Gold Derby Editor Tom O’Neil defends his BAFTA Awards predictions

I feel good about my BAFTA Awards predictions as I compare them to Gold Derby’s official racetrack odds, which tend to be fairly accurate. The odds are based upon combining the predictions of some smarty-pants award prognosticators: our Experts, Editors, Top 24 Users (best predictions last year), Top 24 All Stars (best picks for the past two years) and all Users.

This year I concur with our odds in 18 out of 21 races, but I dare to disagree in these three: Best British Film, Best Cinematography and Best Visual Effects.

We all agree that the Oscar frontrunners will probably romp to victory here first, as they usually do. That means we can expect wins by Gary Oldman (“Darkest Hour”), Allison Janney (“I, Tonya”) and Frances McDormand and Sam Rockwell (“Three Billboards Outside Ebbing, Missouri”). But hold your horses, Derbyites! Watch out for a possible upset in the supporting-actress race by Lesley Manville (“Phantom Thread”), who’s a sneaky dark horse on her home turf here. She’s a veteran British actress beloved by film critics and industry insiders. And she’s ridiculously overdue to win her first BAFTA trophy after three past losses. The fact that Manville got her first Oscar nomination for “Phantom Thread” makes this role special to voters.

One thing about our BAFTA odds doesn’t make sense. If they’re usually so accurate in predicting BAFTA winners and BAFTA is usually accurate in predicting the Oscars, why are we betting on “Three Billboards” to win Best Picture at BAFTA, but “The Shape of Water” to prevail at the Oscars?
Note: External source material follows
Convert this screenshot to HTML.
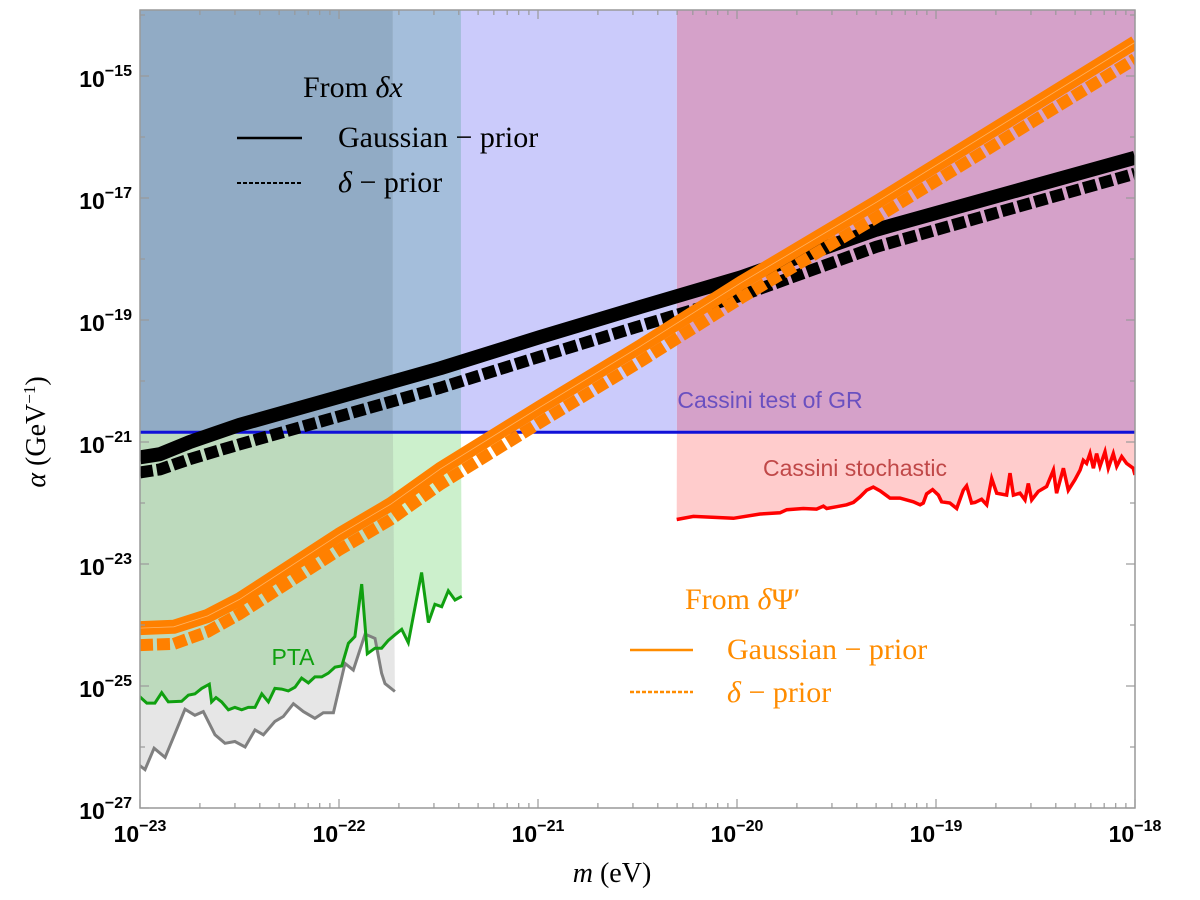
<!DOCTYPE html>
<html><head><meta charset="utf-8"><style>
body{margin:0;background:#fff}
svg{display:block}
.tk{font-family:"Liberation Sans",sans-serif;font-weight:bold;font-size:23px}
.lg{font-family:"Liberation Serif",serif;font-size:30px}
.lb{font-family:"Liberation Sans",sans-serif;font-size:23px}
</style></head><body>
<svg id="chart" width="1200" height="900" xmlns="http://www.w3.org/2000/svg"></svg>
<script>
const blackM=[-23,-22.9,-22.75,-22.5,-22,-21.49,-20.99,-20.49,-19.98,-19.3,-18];
const blackSolidA=[-21.25,-21.2,-21.0,-20.72,-20.26,-19.79,-19.28,-18.79,-18.3,-17.52,-16.34];
const blackDashA=[-21.5,-21.45,-21.28,-21.04,-20.58,-20.11,-19.6,-19.1,-18.6,-17.8,-16.6];
const orangeM=[-23,-22.83,-22.66,-22.5,-22,-21.74,-21.49,-20.99,-20.49,-19.98,-19.3,-18];
const orangeSolidA=[-24.05,-24.03,-23.85,-23.58,-22.52,-22.02,-21.44,-20.43,-19.44,-18.39,-17.07,-14.45];
const orangeDashA=[-24.33,-24.31,-24.11,-23.82,-22.77,-22.27,-21.69,-20.68,-19.69,-18.64,-17.32,-14.72];
const cassiniGR=-20.84;
const ptaM=[-23.003,-22.966,-22.925,-22.891,-22.858,-22.791,-22.757,-22.724,-22.69,-22.652,-22.64,-22.618,-22.59,-22.556,-22.523,-22.489,-22.456,-22.422,-22.388,-22.355,-22.322,-22.288,-22.255,-22.221,-22.188,-22.154,-22.121,-22.087,-22.054,-22.02,-21.986,-21.953,-21.92,-21.886,-21.858,-21.819,-21.786,-21.752,-21.719,-21.685,-21.652,-21.585,-21.551,-21.518,-21.484,-21.451,-21.417,-21.383];
const ptaA=[-25.17,-25.28,-25.28,-25.11,-25.26,-25.25,-25.15,-25.13,-25.04,-24.97,-25.26,-25.19,-25.26,-25.39,-25.35,-25.39,-25.35,-25.35,-25.13,-25.26,-25.04,-25.05,-25.08,-25.02,-24.87,-24.95,-24.85,-24.85,-24.79,-24.69,-24.67,-24.3,-24.19,-23.33,-24.47,-24.38,-24.38,-24.25,-24.16,-24.07,-24.29,-23.14,-23.96,-23.66,-23.7,-23.44,-23.59,-23.53];
const grayM=[-23.003,-22.975,-22.929,-22.874,-22.824,-22.774,-22.724,-22.682,-22.623,-22.573,-22.523,-22.472,-22.422,-22.38,-22.322,-22.28,-22.229,-22.179,-22.121,-22.079,-22.028,-21.97,-21.928,-21.869,-21.819,-21.786,-21.769,-21.719];
const grayA=[-26.3,-26.37,-26.02,-26.17,-25.78,-25.38,-25.48,-25.42,-25.8,-25.94,-25.91,-26,-25.72,-25.8,-25.58,-25.5,-25.29,-25.42,-25.53,-25.44,-25.44,-24.63,-24.74,-24.15,-24.22,-24.79,-24.96,-25.09];
const redM=[-20.303,-20.219,-20.018,-19.884,-19.784,-19.75,-19.667,-19.6,-19.566,-19.549,-19.499,-19.449,-19.415,-19.382,-19.348,-19.315,-19.281,-19.231,-19.181,-19.114,-19.08,-19.064,-19.047,-19.017,-18.988,-18.972,-18.93,-18.896,-18.863,-18.846,-18.821,-18.804,-18.771,-18.745,-18.72,-18.695,-18.645,-18.628,-18.611,-18.578,-18.553,-18.536,-18.519,-18.486,-18.444,-18.41,-18.394,-18.36,-18.335,-18.302,-18.276,-18.26,-18.243,-18.226,-18.209,-18.193,-18.176,-18.151,-18.134,-18.109,-18.092,-18.067,-18.042,-18.009,-18];
const redA=[-22.27,-22.22,-22.25,-22.18,-22.16,-22.11,-22.09,-22.1,-22.05,-22.09,-22.06,-22.03,-21.99,-21.9,-21.79,-21.74,-21.8,-21.92,-21.92,-21.98,-22.03,-22,-21.85,-21.78,-21.87,-21.98,-22,-22.09,-21.79,-21.72,-22,-21.99,-21.94,-22.03,-21.6,-21.84,-21.87,-21.51,-21.87,-21.84,-21.95,-21.68,-21.95,-21.81,-21.73,-21.46,-21.84,-21.43,-21.79,-21.62,-21.46,-21.3,-21.35,-21.19,-21.43,-21.19,-21.4,-21.16,-21.43,-21.19,-21.4,-21.24,-21.35,-21.43,-21.54];
const ptaEdgeM=-21.387, grayEdgeM=-21.729, pinkStartM=-20.302;
const xTickExp=[-23,-22,-21,-20,-19,-18];
const yTickExp=[-15,-17,-19,-21,-23,-25,-27];
const yMinorExp=[-14,-16,-18,-20,-22,-24,-26];

const L=140,R=1135,T=10,B=808;
const X=m=>L+(m+23)*199;
const Y=a=>76+(-15-a)*61;
const NS="http://www.w3.org/2000/svg";
const svg=document.getElementById('chart');
function el(t,at,p){const e=document.createElementNS(NS,t);for(const k in at)e.setAttribute(k,at[k]);(p||svg).appendChild(e);return e;}
function pts(ms,as){return ms.map((m,i)=>X(m).toFixed(1)+','+Y(as[i]).toFixed(1)).join(' ');}

const defs=el('defs',{});const cp=el('clipPath',{id:'pc'},defs);el('rect',{x:L,y:T,width:R-L,height:B-T},cp);
const g=el('g',{'clip-path':'url(#pc)'});
const yl=Y(cassiniGR);

let e;
e=el('rect',{x:L,y:T,width:X(grayEdgeM)-L,height:yl-T,fill:'#91abc5'},g);

e=el('rect',{x:X(grayEdgeM),y:T,width:X(ptaEdgeM)-X(grayEdgeM),height:yl-T,fill:'#a4bedb'},g);

e=el('rect',{x:X(ptaEdgeM),y:T,width:X(pinkStartM)-X(ptaEdgeM),height:yl-T,fill:'#cbcbfb'},g);

e=el('rect',{x:X(pinkStartM),y:T,width:R-X(pinkStartM),height:yl-T,fill:'#d5a1c9'},g);


e=el('polygon',{points:X(-23.1)+','+yl+' '+pts(ptaM,ptaA)+' '+X(ptaEdgeM)+','+yl,fill:'#ccf0cc'},g);

e=el('polygon',{points:X(-23.1)+','+yl+' '+X(-23.1)+','+Y(grayA[0])+' '+pts(grayM,grayA)+' '+X(grayEdgeM)+','+yl,fill:'rgba(128,128,128,0.2)'},g);

e=el('polygon',{points:X(pinkStartM)+','+yl+' '+pts(redM,redA)+' '+X(-17.9)+','+Y(-21.54)+' '+X(-17.9)+','+yl,fill:'#ffcccc'},g);


e=el('polyline',{points:pts(grayM,grayA),fill:'none',stroke:'#808080','stroke-width':3},g);

e=el('polyline',{points:pts(ptaM,ptaA),fill:'none',stroke:'#10a010','stroke-width':3},g);

e=el('polyline',{points:pts(redM,redA),fill:'none',stroke:'#ff0000','stroke-width':3.5},g);

e=el('line',{x1:L,x2:R,y1:yl,y2:yl,stroke:'#1010d8','stroke-width':3},g);


e=el('polyline',{points:pts(blackM,blackSolidA),fill:'none',stroke:'#000','stroke-width':14,'stroke-linejoin':'round'},g);

e=el('polyline',{points:pts(blackM,blackDashA),fill:'none',stroke:'#000','stroke-width':12,'stroke-dasharray':'13 4','stroke-linejoin':'round'},g);

e=el('polyline',{points:pts(orangeM,orangeSolidA),fill:'none',stroke:'#ff8000','stroke-width':14,'stroke-linejoin':'round'},g);

e=el('polyline',{points:pts(orangeM,orangeSolidA),fill:'none',stroke:'rgba(255,210,160,0.6)','stroke-width':0.8},g);

e=el('polyline',{points:pts(orangeM,orangeDashA),fill:'none',stroke:'#ff8000','stroke-width':12,'stroke-dasharray':'13 4','stroke-linejoin':'round'},g);


e=el('rect',{x:L,y:T,width:R-L,height:B-T,fill:'none',stroke:'#999','stroke-width':1.5});

xTickExp.forEach(p=>{
  for(let k=1;k<10;k++){const m=p+Math.log10(k);if(m>-18.001&&k>1)break;const x=X(m);const len=k==1?9:5;
    el('line',{x1:x,x2:x,y1:B,y2:B-len,stroke:'#999','stroke-width':1.2});el('line',{x1:x,x2:x,y1:T,y2:T+len,stroke:'#999','stroke-width':1.2});}
  const t=el('text',{x:X(p),y:842,'text-anchor':'middle',class:'tk'});
  
  t.innerHTML='10<tspan dy="-11" font-size="16">−'+(-p)+'</tspan>';
});
yTickExp.forEach(p=>{const y=Y(p);
  el('line',{x1:L,x2:L+9,y1:y,y2:y,stroke:'#999','stroke-width':1.2});el('line',{x1:R,x2:R-9,y1:y,y2:y,stroke:'#999','stroke-width':1.2});
  const t=el('text',{x:132,y:y+11,'text-anchor':'end',class:'tk'});
  
  t.innerHTML='10<tspan dy="-11" font-size="16">−'+(-p)+'</tspan>';
});
yMinorExp.forEach(p=>{const y=Y(p);
  el('line',{x1:L,x2:L+5,y1:y,y2:y,stroke:'#999','stroke-width':1.2});el('line',{x1:R,x2:R-5,y1:y,y2:y,stroke:'#999','stroke-width':1.2});});

e=el('text',{x:612,y:882,'text-anchor':'middle',class:'lg',style:'font-size:28px'});

e.innerHTML='<tspan font-style="italic">m</tspan> (eV)';
e=el('text',{x:0,y:0,'text-anchor':'middle',class:'lg',style:'font-size:28px',transform:'translate(45,432) rotate(-90)'});

e.innerHTML='<tspan font-style="italic">α</tspan> (GeV<tspan dy="-10" font-size="17">−1</tspan><tspan dy="10">)</tspan>';

function txt(x,y,s,fill,name,cls,extra){const t=el('text',Object.assign({x:x,y:y,fill:fill,class:cls||'lg'},extra||{}));t.innerHTML=s;return t;}
txt(303,97,'From  <tspan font-style="italic">δx</tspan>','#000','legend-title-dx');
el('line',{x1:237,x2:302,y1:138,y2:138,stroke:'#000','stroke-width':2.5});
txt(338,147,'Gaussian − prior','#000','legend-entry-dx-gaussian');
el('line',{x1:237,x2:302,y1:183,y2:183,stroke:'#000','stroke-width':2,'stroke-dasharray':'4 2'});
txt(338,192,'<tspan font-style="italic">δ</tspan> − prior','#000','legend-entry-dx-delta');
txt(685,609,'From  <tspan font-style="italic">δ</tspan>Ψ′','#ff8c00','legend-title-dpsi');
el('line',{x1:630,x2:693,y1:650,y2:650,stroke:'#ff8c00','stroke-width':2.5});
txt(727,659,'Gaussian − prior','#ff8c00','legend-entry-dpsi-gaussian');
el('line',{x1:630,x2:693,y1:692,y2:692,stroke:'#ff8c00','stroke-width':2.5,'stroke-dasharray':'4 2'});
txt(727,702,'<tspan font-style="italic">δ</tspan> − prior','#ff8c00','legend-entry-dpsi-delta');
txt(770,408,'Cassini test of GR','#6a50c0','cassini-gr-label','lb',{'text-anchor':'middle'});
txt(855,476,'Cassini stochastic','#c04848','cassini-stochastic-label','lb',{'text-anchor':'middle'});
txt(293,665,'PTA','#10a010','pta-label','lb',{'text-anchor':'middle'});
</script>
</body></html>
I don’t have a logical answer to that mystery. Personally, I think “Three Billboards” will win Best Picture at both races.

But I don’t believe “Three Billboards” will triumph as Best British Film at BAFTA, too, which our odds predict. That’s ridiculous! These are British voters we’re talking about. How can they resist “Darkest Hour,” which so magnificently depicts the time that scrappy little island in the north Atlantic dared to take on Adolf Hitler after he’d conquered Europe? Pundits have been under-estimating “Darkest Hour” all awards season, foolishly. They didn’t predict it to get an Oscar nomination for Best Picture because, well, frankly, it isn’t cool among media hipsters to like such fuddy-duddy historical drama, even when it’s a masterpiece, as “Darkest Hour” is. It’s very possible that Brits have a very different, positive view.

As for my beef with our BAFTA odds on Best Cinematography, I size up the race this way. This award usually goes to the movie with the most sweeping panoramic views. That would be “Dunkirk,” which has the same special appeal to British voters since it’s a theatrically thrilling depiction of their World War II history. Yes, I’m aware that this is supposed to be the Year of Roger Deakins (“Blade Runner 2049”), but that can still happen at the Oscars if BAFTA takes a left turn here. The two awards never agree on everything.

Best Visual Effects: I’ve had “Planet of the Apes” as winner up until a few minutes ago when I was just persuaded that “Blade Runner 2049” has the edge because it’s got six BAFTA nominations. Voters like “Blade Runner” more. “Apes” has no other bids.